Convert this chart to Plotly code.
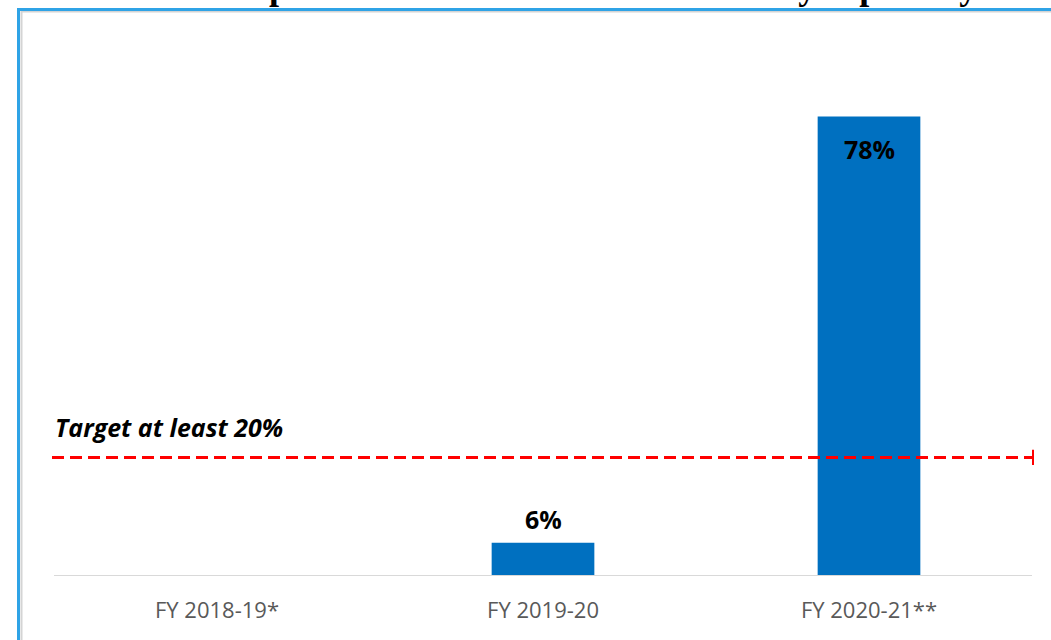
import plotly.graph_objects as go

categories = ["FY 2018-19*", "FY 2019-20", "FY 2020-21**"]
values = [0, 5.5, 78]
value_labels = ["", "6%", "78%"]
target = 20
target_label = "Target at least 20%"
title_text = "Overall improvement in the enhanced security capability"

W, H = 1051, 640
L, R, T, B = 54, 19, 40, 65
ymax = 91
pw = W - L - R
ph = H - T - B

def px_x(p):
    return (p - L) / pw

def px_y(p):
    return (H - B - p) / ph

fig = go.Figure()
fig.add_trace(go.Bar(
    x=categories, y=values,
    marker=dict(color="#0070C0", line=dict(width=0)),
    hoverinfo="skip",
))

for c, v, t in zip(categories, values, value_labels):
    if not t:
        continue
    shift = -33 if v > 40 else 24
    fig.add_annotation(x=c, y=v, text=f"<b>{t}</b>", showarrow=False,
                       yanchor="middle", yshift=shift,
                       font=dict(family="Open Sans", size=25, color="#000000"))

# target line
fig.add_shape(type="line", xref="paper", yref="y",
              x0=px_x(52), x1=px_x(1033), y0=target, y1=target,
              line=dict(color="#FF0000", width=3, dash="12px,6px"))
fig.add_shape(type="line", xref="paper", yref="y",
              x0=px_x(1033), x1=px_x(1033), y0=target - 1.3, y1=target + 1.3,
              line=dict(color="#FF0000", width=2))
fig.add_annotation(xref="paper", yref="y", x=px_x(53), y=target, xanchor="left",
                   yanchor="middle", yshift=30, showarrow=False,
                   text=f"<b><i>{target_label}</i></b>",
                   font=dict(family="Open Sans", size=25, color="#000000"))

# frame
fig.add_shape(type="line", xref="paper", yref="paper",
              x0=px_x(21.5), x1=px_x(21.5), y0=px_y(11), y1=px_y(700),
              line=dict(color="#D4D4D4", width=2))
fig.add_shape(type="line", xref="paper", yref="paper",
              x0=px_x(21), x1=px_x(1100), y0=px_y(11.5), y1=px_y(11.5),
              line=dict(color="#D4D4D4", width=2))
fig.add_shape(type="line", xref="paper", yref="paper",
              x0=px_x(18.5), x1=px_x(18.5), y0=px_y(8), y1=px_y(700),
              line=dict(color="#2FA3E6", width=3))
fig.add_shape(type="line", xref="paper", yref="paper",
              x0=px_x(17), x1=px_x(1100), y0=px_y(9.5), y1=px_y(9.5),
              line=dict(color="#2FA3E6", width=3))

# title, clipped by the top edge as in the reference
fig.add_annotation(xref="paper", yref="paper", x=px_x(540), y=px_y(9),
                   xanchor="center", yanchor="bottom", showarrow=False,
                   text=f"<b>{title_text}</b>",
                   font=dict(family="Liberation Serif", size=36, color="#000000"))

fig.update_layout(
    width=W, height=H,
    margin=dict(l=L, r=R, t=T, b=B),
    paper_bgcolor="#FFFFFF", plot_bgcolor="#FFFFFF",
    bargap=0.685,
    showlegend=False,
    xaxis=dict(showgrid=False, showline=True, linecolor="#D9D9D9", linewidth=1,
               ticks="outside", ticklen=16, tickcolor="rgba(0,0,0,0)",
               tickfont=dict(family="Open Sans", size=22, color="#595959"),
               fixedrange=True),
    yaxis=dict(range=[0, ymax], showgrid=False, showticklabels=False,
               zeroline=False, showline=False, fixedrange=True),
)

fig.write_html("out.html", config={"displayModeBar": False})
* * *
Give back the whole listing as it stands, minus its pictures.

Convert this chart to Plotly code.
import plotly.graph_objects as go

categories = ["FY 2018-19*", "FY 2019-20", "FY 2020-21**"]
values = [0, 5.5, 78]
value_labels = ["", "6%", "78%"]
target = 20
target_label = "Target at least 20%"
title_text = "Overall improvement in the enhanced security capability"

W, H = 1051, 640
L, R, T, B = 54, 19, 40, 65
ymax = 91
pw = W - L - R
ph = H - T - B

def px_x(p):
    return (p - L) / pw

def px_y(p):
    return (H - B - p) / ph

fig = go.Figure()
fig.add_trace(go.Bar(
    x=categories, y=values,
    marker=dict(color="#0070C0", line=dict(width=0)),
    hoverinfo="skip",
))

for c, v, t in zip(categories, values, value_labels):
    if not t:
        continue
    shift = -33 if v > 40 else 24
    fig.add_annotation(x=c, y=v, text=f"<b>{t}</b>", showarrow=False,
                       yanchor="middle", yshift=shift,
                       font=dict(family="Open Sans", size=25, color="#000000"))

# target line
fig.add_shape(type="line", xref="paper", yref="y",
              x0=px_x(52), x1=px_x(1033), y0=target, y1=target,
              line=dict(color="#FF0000", width=3, dash="12px,6px"))
fig.add_shape(type="line", xref="paper", yref="y",
              x0=px_x(1033), x1=px_x(1033), y0=target - 1.3, y1=target + 1.3,
              line=dict(color="#FF0000", width=2))
fig.add_annotation(xref="paper", yref="y", x=px_x(53), y=target, xanchor="left",
                   yanchor="middle", yshift=30, showarrow=False,
                   text=f"<b><i>{target_label}</i></b>",
                   font=dict(family="Open Sans", size=25, color="#000000"))

# frame
fig.add_shape(type="line", xref="paper", yref="paper",
              x0=px_x(21.5), x1=px_x(21.5), y0=px_y(11), y1=px_y(700),
              line=dict(color="#D4D4D4", width=2))
fig.add_shape(type="line", xref="paper", yref="paper",
              x0=px_x(21), x1=px_x(1100), y0=px_y(11.5), y1=px_y(11.5),
              line=dict(color="#D4D4D4", width=2))
fig.add_shape(type="line", xref="paper", yref="paper",
              x0=px_x(18.5), x1=px_x(18.5), y0=px_y(8), y1=px_y(700),
              line=dict(color="#2FA3E6", width=3))
fig.add_shape(type="line", xref="paper", yref="paper",
              x0=px_x(17), x1=px_x(1100), y0=px_y(9.5), y1=px_y(9.5),
              line=dict(color="#2FA3E6", width=3))

# title, clipped by the top edge as in the reference
fig.add_annotation(xref="paper", yref="paper", x=px_x(540), y=px_y(9),
                   xanchor="center", yanchor="bottom", showarrow=False,
                   text=f"<b>{title_text}</b>",
                   font=dict(family="Liberation Serif", size=36, color="#000000"))

fig.update_layout(
    width=W, height=H,
    margin=dict(l=L, r=R, t=T, b=B),
    paper_bgcolor="#FFFFFF", plot_bgcolor="#FFFFFF",
    bargap=0.685,
    showlegend=False,
    xaxis=dict(showgrid=False, showline=True, linecolor="#D9D9D9", linewidth=1,
               ticks="outside", ticklen=16, tickcolor="rgba(0,0,0,0)",
               tickfont=dict(family="Open Sans", size=22, color="#595959"),
               fixedrange=True),
    yaxis=dict(range=[0, ymax], showgrid=False, showticklabels=False,
               zeroline=False, showline=False, fixedrange=True),
)

fig.write_html("out.html", config={"displayModeBar": False})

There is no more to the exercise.